- _Given material_:
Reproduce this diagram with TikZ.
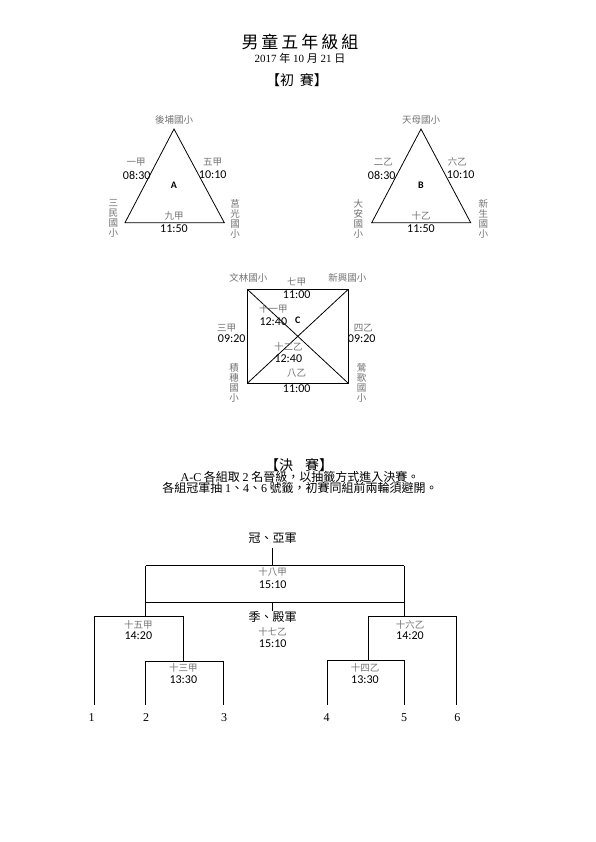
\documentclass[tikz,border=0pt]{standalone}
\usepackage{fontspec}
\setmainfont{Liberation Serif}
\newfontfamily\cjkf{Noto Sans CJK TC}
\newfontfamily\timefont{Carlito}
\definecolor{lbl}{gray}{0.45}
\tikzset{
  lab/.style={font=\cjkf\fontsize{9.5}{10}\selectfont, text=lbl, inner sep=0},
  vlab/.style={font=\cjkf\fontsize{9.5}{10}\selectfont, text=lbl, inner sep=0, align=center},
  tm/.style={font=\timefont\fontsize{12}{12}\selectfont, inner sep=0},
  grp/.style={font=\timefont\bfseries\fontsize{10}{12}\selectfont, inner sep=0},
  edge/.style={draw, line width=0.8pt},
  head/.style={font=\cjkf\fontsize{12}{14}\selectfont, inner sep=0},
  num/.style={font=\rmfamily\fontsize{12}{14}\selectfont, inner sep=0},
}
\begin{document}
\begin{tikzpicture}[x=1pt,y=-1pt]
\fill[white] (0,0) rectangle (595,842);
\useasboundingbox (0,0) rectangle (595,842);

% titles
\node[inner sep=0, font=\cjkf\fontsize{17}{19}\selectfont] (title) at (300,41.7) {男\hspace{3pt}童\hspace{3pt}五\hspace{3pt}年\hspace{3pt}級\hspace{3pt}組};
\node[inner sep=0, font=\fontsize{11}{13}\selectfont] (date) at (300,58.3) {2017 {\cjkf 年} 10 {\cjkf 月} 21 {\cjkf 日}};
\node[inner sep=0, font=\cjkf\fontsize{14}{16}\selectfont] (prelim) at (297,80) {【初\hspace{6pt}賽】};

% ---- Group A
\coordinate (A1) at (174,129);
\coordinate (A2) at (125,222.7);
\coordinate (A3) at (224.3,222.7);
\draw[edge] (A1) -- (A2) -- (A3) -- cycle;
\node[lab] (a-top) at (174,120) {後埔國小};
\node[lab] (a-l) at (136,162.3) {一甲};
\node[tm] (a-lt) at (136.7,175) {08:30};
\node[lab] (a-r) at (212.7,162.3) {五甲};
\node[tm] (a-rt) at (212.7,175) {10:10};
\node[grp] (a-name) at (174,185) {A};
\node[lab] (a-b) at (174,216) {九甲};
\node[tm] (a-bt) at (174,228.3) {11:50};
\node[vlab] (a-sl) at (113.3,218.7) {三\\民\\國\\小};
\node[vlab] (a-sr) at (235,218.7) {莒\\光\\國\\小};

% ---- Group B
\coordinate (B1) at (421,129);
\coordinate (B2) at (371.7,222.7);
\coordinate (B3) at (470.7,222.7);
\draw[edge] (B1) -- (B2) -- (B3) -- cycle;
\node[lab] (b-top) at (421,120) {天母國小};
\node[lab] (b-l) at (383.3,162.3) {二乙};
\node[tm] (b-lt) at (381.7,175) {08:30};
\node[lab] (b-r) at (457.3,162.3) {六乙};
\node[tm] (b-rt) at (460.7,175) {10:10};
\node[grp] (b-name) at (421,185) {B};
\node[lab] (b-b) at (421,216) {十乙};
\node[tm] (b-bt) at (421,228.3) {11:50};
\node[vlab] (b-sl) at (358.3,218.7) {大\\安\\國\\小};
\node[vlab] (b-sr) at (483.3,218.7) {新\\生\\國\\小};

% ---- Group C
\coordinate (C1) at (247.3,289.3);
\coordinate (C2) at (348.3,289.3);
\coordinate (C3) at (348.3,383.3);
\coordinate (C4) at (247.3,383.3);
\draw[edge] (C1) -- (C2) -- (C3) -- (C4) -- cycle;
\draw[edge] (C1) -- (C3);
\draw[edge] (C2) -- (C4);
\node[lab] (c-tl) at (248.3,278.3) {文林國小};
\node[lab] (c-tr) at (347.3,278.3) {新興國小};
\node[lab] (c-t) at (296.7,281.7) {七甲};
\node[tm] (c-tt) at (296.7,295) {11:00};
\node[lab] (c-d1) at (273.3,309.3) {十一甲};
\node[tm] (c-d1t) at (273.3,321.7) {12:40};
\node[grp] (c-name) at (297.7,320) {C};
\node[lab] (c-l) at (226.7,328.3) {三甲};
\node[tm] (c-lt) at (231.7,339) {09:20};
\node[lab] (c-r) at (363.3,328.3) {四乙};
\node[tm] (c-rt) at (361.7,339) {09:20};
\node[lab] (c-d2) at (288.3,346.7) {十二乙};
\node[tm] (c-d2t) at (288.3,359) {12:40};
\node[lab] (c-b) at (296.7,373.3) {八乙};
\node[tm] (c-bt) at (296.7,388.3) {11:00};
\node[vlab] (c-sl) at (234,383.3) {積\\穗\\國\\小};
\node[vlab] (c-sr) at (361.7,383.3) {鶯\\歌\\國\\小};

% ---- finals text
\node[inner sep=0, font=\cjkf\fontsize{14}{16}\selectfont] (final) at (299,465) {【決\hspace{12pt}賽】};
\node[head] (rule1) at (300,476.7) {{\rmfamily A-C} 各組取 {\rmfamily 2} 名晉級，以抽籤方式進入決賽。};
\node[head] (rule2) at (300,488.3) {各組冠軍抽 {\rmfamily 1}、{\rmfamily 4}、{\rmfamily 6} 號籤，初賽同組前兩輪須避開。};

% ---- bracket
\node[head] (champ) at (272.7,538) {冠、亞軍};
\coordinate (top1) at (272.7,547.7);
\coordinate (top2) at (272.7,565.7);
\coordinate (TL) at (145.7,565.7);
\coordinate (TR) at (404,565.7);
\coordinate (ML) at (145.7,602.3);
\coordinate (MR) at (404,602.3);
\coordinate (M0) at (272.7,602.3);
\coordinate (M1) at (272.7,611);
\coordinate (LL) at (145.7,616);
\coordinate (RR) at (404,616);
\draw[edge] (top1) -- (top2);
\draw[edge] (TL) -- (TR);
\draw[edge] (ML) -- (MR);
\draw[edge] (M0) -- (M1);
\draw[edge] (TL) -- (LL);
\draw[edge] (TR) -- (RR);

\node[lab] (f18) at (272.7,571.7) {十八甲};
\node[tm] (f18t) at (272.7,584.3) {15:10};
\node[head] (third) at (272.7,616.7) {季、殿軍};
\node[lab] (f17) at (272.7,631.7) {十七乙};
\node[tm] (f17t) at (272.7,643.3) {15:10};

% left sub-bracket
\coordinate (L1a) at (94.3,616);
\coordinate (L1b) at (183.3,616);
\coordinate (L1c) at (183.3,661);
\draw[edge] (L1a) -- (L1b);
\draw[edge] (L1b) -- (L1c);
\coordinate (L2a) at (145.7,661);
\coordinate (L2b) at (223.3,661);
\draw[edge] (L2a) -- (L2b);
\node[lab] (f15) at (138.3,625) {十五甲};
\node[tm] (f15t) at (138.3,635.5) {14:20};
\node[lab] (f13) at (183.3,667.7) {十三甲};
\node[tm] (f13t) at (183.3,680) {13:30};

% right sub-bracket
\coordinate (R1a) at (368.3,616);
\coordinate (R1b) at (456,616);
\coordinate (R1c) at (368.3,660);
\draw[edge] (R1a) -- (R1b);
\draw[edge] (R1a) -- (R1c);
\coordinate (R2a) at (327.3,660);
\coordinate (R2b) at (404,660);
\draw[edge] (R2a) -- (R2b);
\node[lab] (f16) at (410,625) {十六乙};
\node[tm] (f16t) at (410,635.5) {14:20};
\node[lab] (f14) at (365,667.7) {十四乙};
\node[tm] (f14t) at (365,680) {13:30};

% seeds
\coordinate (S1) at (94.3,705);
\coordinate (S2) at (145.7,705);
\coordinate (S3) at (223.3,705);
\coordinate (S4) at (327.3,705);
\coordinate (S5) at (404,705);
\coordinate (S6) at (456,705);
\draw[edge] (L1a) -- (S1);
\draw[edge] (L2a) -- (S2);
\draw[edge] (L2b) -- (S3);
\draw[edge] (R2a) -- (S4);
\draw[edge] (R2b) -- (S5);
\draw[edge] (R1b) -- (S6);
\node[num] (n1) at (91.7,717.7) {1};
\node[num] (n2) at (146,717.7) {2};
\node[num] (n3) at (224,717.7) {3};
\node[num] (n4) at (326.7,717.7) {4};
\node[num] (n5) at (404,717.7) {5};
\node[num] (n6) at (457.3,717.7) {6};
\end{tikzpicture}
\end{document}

- _Given instruction_:
Pictures are excluded: retype only the lines from the beginning of the listing above through the line with "(a-sr) at (235,218.7)", both included.

- _Finished answer_:
Reproduce this diagram with TikZ.
\documentclass[tikz,border=0pt]{standalone}
\usepackage{fontspec}
\setmainfont{Liberation Serif}
\newfontfamily\cjkf{Noto Sans CJK TC}
\newfontfamily\timefont{Carlito}
\definecolor{lbl}{gray}{0.45}
\tikzset{
  lab/.style={font=\cjkf\fontsize{9.5}{10}\selectfont, text=lbl, inner sep=0},
  vlab/.style={font=\cjkf\fontsize{9.5}{10}\selectfont, text=lbl, inner sep=0, align=center},
  tm/.style={font=\timefont\fontsize{12}{12}\selectfont, inner sep=0},
  grp/.style={font=\timefont\bfseries\fontsize{10}{12}\selectfont, inner sep=0},
  edge/.style={draw, line width=0.8pt},
  head/.style={font=\cjkf\fontsize{12}{14}\selectfont, inner sep=0},
  num/.style={font=\rmfamily\fontsize{12}{14}\selectfont, inner sep=0},
}
\begin{document}
\begin{tikzpicture}[x=1pt,y=-1pt]
\fill[white] (0,0) rectangle (595,842);
\useasboundingbox (0,0) rectangle (595,842);

% titles
\node[inner sep=0, font=\cjkf\fontsize{17}{19}\selectfont] (title) at (300,41.7) {男\hspace{3pt}童\hspace{3pt}五\hspace{3pt}年\hspace{3pt}級\hspace{3pt}組};
\node[inner sep=0, font=\fontsize{11}{13}\selectfont] (date) at (300,58.3) {2017 {\cjkf 年} 10 {\cjkf 月} 21 {\cjkf 日}};
\node[inner sep=0, font=\cjkf\fontsize{14}{16}\selectfont] (prelim) at (297,80) {【初\hspace{6pt}賽】};

% ---- Group A
\coordinate (A1) at (174,129);
\coordinate (A2) at (125,222.7);
\coordinate (A3) at (224.3,222.7);
\draw[edge] (A1) -- (A2) -- (A3) -- cycle;
\node[lab] (a-top) at (174,120) {後埔國小};
\node[lab] (a-l) at (136,162.3) {一甲};
\node[tm] (a-lt) at (136.7,175) {08:30};
\node[lab] (a-r) at (212.7,162.3) {五甲};
\node[tm] (a-rt) at (212.7,175) {10:10};
\node[grp] (a-name) at (174,185) {A};
\node[lab] (a-b) at (174,216) {九甲};
\node[tm] (a-bt) at (174,228.3) {11:50};
\node[vlab] (a-sl) at (113.3,218.7) {三\\民\\國\\小};
\node[vlab] (a-sr) at (235,218.7) {莒\\光\\國\\小};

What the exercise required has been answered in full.